Paper: | SLP-P1.7 |
Session: | Feature Extraction and Modeling |
Time: | Tuesday, May 16, 10:30 - 12:30 |
Presentation: |
Poster
|
Topic: |
Speech and Spoken Language Processing: Pronunciation Modeling |
Title: |
Automatic Derivation of A Phoneme Set With Tone Information for Chinese Speech Recognition Based on Mutual Information Criterion |
Authors: |
Jin-Song Zhang, Xin-Hui Hu, Satoshi Nakamura, ATR Spoken Language Communication Research Laboratories, Japan |
Abstract: |
An appropriate approach to model tone information is helpful for Chinese speech recognition system. We propose to derive an efficient phoneme set with tone dependencies by iteratively merging a pair of originally tone-dependent units according to the principle of minimal loss of the mutual information, measured between the words and their phoneme transcriptions in a training text corpus using the system lexical and language model.
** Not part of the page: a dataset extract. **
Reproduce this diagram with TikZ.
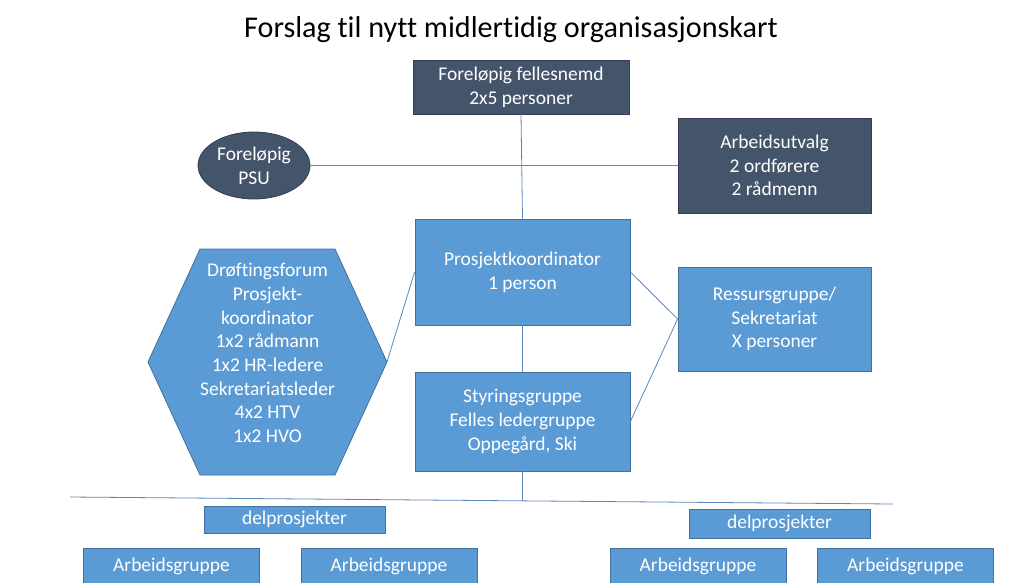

The approach has the capability to keep discriminative tonal (and phoneme) contrasts and merge those unimportant ones. The result enables a flexible selection of phoneme set according to a balance between the MI information and the number of phonemes. We applied the method to the traditional Initial/Final set, and derived several different phoneme sets. Speech recognition experiments using the derived sets showed their effectiveness. |